Table 3. Response of soybean yield to 2,4-D exposure. Robinson et al. 2013.

Soybean growth stage 2,4-D (g/ha) required to cause specified yield loss    
  5% 10% 20%
V2 or R2 116 202 363
V5 87 149 260

They reported that visual injury was correlated with yield loss. For example, 35% visual injury 14 days after exposure resulted in a 10% yield loss. However, Johnson et al. (2012) stated that injury symptoms due to dicamba were a moderate predictor of yield response. Visible injury symptoms caused by 2,4-D or glufosinate were poor indicators of yield effects due to exposure to those herbicides. Using injury symptoms to estimate yield loss is complicated by several factors: 1) the relationship between visual injury and yield loss varies depending on crop growth stage at exposure, 2) the relationship varies depending on the time interval between exposure and injury evaluation, 3) visual estimates of injury are highly subjective and likely to vary among persons evaluating the damage, and 4) exposure of the crop is rarely uniform across a field.

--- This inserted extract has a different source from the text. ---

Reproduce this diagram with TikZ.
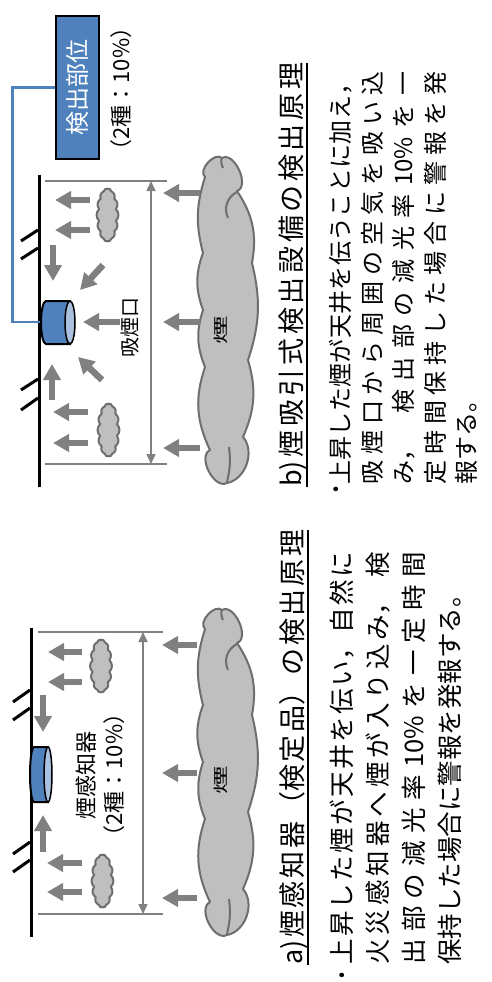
\documentclass[tikz,border=0pt]{standalone}
\usepackage{fontspec}
\usepackage{graphicx}
\setmainfont{Noto Sans CJK JP}
\usetikzlibrary{arrows.meta,shapes.symbols}
% justified Japanese lines: glue between characters
\XeTeXlinebreaklocale "ja"
\XeTeXlinebreakskip=0pt plus 1pt
\setlength{\parindent}{0pt}
\tolerance=10000
\hbadness=10000
\definecolor{smoke}{HTML}{BFBFBF}
\definecolor{smokeline}{HTML}{6E6E6E}
\definecolor{flowgray}{HTML}{808080}
\definecolor{unitblue}{HTML}{4F81BD}
\definecolor{lidblue}{HTML}{A9C0DF}
\tikzset{
  vtext/.style={rotate=90, inner sep=0pt},
  flow/.style={draw=flowgray, line width=6.5pt, -{Triangle[length=16pt,width=17pt]}},
  dimline/.style={draw=flowgray, line width=1.5pt},
  dimarrow/.style={dimline, {Triangle[length=10pt,width=9pt]}-{Triangle[length=10pt,width=9pt]}},
  ceiling/.style={draw=black, line width=3pt},
  cloudbody/.style={fill=smoke, draw=smokeline, line width=2pt, line join=round},
  puff/.style={cloud, cloud puffs=14, cloud puff arc=95, cloud ignores aspect,
    cloudbody, rotate=90, minimum width=53pt, minimum height=22pt, inner sep=0pt},
  tube/.style={fill=unitblue, draw=black, line width=2pt},
  lid/.style={fill=lidblue, draw=black, line width=1.5pt},
  pipe/.style={draw=unitblue, line width=2.5pt},
  unit/.style={vtext, draw=black, line width=1.5pt, fill=unitblue, text=white,
    minimum width=143pt, minimum height=43pt, font=\fontsize{24}{28}\selectfont},
  hdr/.style={vtext, anchor=base west, text width=#1, align=justify,
    font=\fontsize{27}{32}\selectfont, execute at begin node={\parfillskip=0pt\relax}},
  para/.style={vtext, anchor=north west, text width=413pt, align=justify},
  bullet/.style={vtext, font=\fontsize{18}{20}\selectfont},
  uline/.style={draw=black, line width=1.8pt}
}
% the large smoke cloud, top at y=145
\newcommand{\bigsmoke}{%
  \draw[cloudbody] (205,177) to[bend left=90] (222,158) to[bend left=95] (237,191)
    to[bend left=22] (252,263) to[bend left=16] (248,360) to[bend left=20] (243,437)
    to[bend left=60] (227,483) to[bend left=90] (210,450) to[bend left=22] (205,367)
    to[bend left=20] (203,310) to[bend left=20] (203,253) to[bend left=16] (205,177) -- cycle;
  \draw[cloudbody, fill=none] (228,218) to[bend left=45] (237,192);
  \draw[cloudbody, fill=none] (222,157) to[bend right=20] (223,168);
  \draw[cloudbody, fill=none] (229,447) to[bend left=10] (227,482);
}

\begin{document}
\begin{tikzpicture}[x=1pt, y=-1pt]
  \useasboundingbox (0,0) rectangle (492,982);

  %% b) aspirating detection system
  \draw[ceiling] (39.5,175) -- (39.5,487);
  \draw[ceiling] (38,230) -- (21,241);
  \draw[ceiling] (38,248) -- (21,259);
  \draw[ceiling] (38,379) -- (21,390);
  \draw[ceiling] (38,398) -- (21,410);

  \draw[dimline] (45,181) -- (167,181);
  \draw[dimline] (45,464) -- (167,464);
  \draw[dimarrow] (151,181) -- (151,464);

  \bigsmoke
  \node[vtext, font=\fontsize{15}{17}\selectfont] (smokeB) at (221,330) {\scalebox{1.9}[1]{煙}};
  \node[puff] (puffB1) at (107.5,215) {};
  \node[puff] (puffB2) at (108.5,430) {};

  \draw[flow] (200,193) -- (163,193);
  \draw[flow] (200,322) -- (163,322);
  \draw[flow] (200,448) -- (163,448);
  \draw[flow] (90,200) -- (55,200);
  \draw[flow] (90,230) -- (55,230);
  \draw[flow] (88,412) -- (53,412);
  \draw[flow] (88,443) -- (53,443);
  \draw[flow] (120,322) -- (83,322);
  \draw[flow] (103,265) -- (80,290);
  \draw[flow] (102,380) -- (78,357);
  \draw[flow] (53,245) -- (53,281);
  \draw[flow] (52,400) -- (52,364);

  \node[unit] (sensB) at (77.5,87.5) {検出部位};
  \node[vtext, font=\fontsize{22}{26}\selectfont] (rateB) at (121,89) {（2種：10\%）};
  \node[vtext, font=\fontsize{20}{24}\selectfont] (inletB) at (130,327) {吸煙口};

  % sampling pipe to the inlet
  \coordinate (portB) at (42,322);
  \draw[pipe] (sensB.north) -- ++(-43,0) |- (portB);
  \filldraw[tube] (70,301) -- (46,301) arc[start angle=270, end angle=90, x radius=5, y radius=21.5]
    -- (70,344) -- cycle;
  \filldraw[lid] (70,322.5) ellipse[x radius=5, y radius=21.5];

  \node[hdr=424pt] (titleB) at (301,487) {b)煙吸引式検出設備の検出原理};
  \draw[uline] ([xshift=6pt]titleB.base west) -- ([xshift=6pt]titleB.base east);
  \node[bullet] (dotB) at (338,489) {•};
  \node[para, font=\fontsize{24}{31.5}\selectfont] (textB) at (329,485)
    {上昇した煙が天井を伝うことに加え，\linebreak 吸煙口から周囲の空気を吸い込\linebreak み，\hspace{1em}検出部の減光率10\%を一\linebreak 定時間保持した場合に警報を発\linebreak 報する。};

  %% a) spot type smoke detector
  \draw[ceiling] (31.5,628) -- (31.5,937);
  \draw[ceiling] (30,690) -- (13,702);
  \draw[ceiling] (30,708) -- (13,720);
  \draw[ceiling] (30,842) -- (13,854);
  \draw[ceiling] (30,860) -- (13,872);

  \draw[dimline] (38,632) -- (163,632);
  \draw[dimline] (38,914) -- (163,914);
  \draw[dimarrow] (143,632) -- (143,914);

  \begin{scope}[shift={(0,452)}]
    \bigsmoke
  \end{scope}
  \node[vtext, font=\fontsize{15}{17}\selectfont] (smokeA) at (221,780) {\scalebox{1.9}[1]{煙}};
  \node[puff] (puffA1) at (101,666) {};
  \node[puff] (puffA2) at (102.5,881) {};

  \draw[flow] (197,645) -- (162,645);
  \draw[flow] (197,773) -- (162,773);
  \draw[flow] (197,898) -- (162,898);
  \draw[flow] (82,652) -- (48,652);
  \draw[flow] (82,682) -- (48,682);
  \draw[flow] (82,863) -- (47,863);
  \draw[flow] (82,892) -- (47,892);
  \draw[flow] (43,695) -- (43,732);
  \draw[flow] (43,852) -- (43,815);

  \filldraw[tube] (48,747) -- (34,747) arc[start angle=270, end angle=90, x radius=4, y radius=27.5]
    -- (48,802) -- cycle;
  \filldraw[lid] (48,774.5) ellipse[x radius=4, y radius=27.5];
  \node[vtext, align=center, font=\fontsize{22}{28}\selectfont] (labelA) at (100,775)
    {煙感知器\\（2種：10\%）};

  \node[hdr=435pt] (titleA) at (302,965) {a)煙感知器（検定品）の検出原理};
  \draw[uline] ([xshift=6pt]titleA.base west) -- ([xshift=6pt]titleA.base east);
  \node[bullet] (dotA) at (344,975) {•};
  \node[para, font=\fontsize{25.5}{36}\selectfont] (textA) at (330,965)
    {上昇した煙が天井を伝い，自然に\linebreak 火災感知器へ煙が入り込み，\hspace{0.5em}検\linebreak 出部の減光率10\%を一定時間\linebreak 保持した場合に警報を発報する。};
\end{tikzpicture}
\end{document}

This research documents the sensitivity of soybean to Group 4 herbicides, especially dicamba. While not included in this discussion, visible injury symptoms occurred at much lower rates than required to reduce yields. It is important to remember that the sensitivity of plant species varies to the two herbicides. While soybean are more sensitive to dicamba than 2,4-D, other plants in the landscape may be more susceptible to 2,4-D (e.g. grapes). Thus, similar precautions to avoid off-target movement should be taken regardless of the herbicide being used. The labels of products registered for use on these crops will have specific recommendations designed to reduce off-target movement of these herbicides. Good stewardship and common sense will be required to minimize non-target injury associated with the increased use of these products following introduction of Enlist and Roundup Ready Xtend crops.

Egan, F.E., K.M. Barlow, and D.A. Mortensen. 2014. A meta-analysis on the effects of 2,4-D and dicamba drift on soybean and cotton. Weed Sci. 62:193-206.

Johnson, V.A., L.R. Fisher, D.L. Jordan, K.E. Edmisten, A.M. Stewart and A.C. York. 2012. Cotton, peanut, and soybean response to sublethal rates of dicamba, glufosinate, and 2,4-D. Weed Technol. 26:195-2006.

Robinson, A.P., V.M. Davis, D.M. Simpson, and W.G. Johnson. 2013. Response of soybean yield components to 2,4-D. Weed Sci. 61:68-76.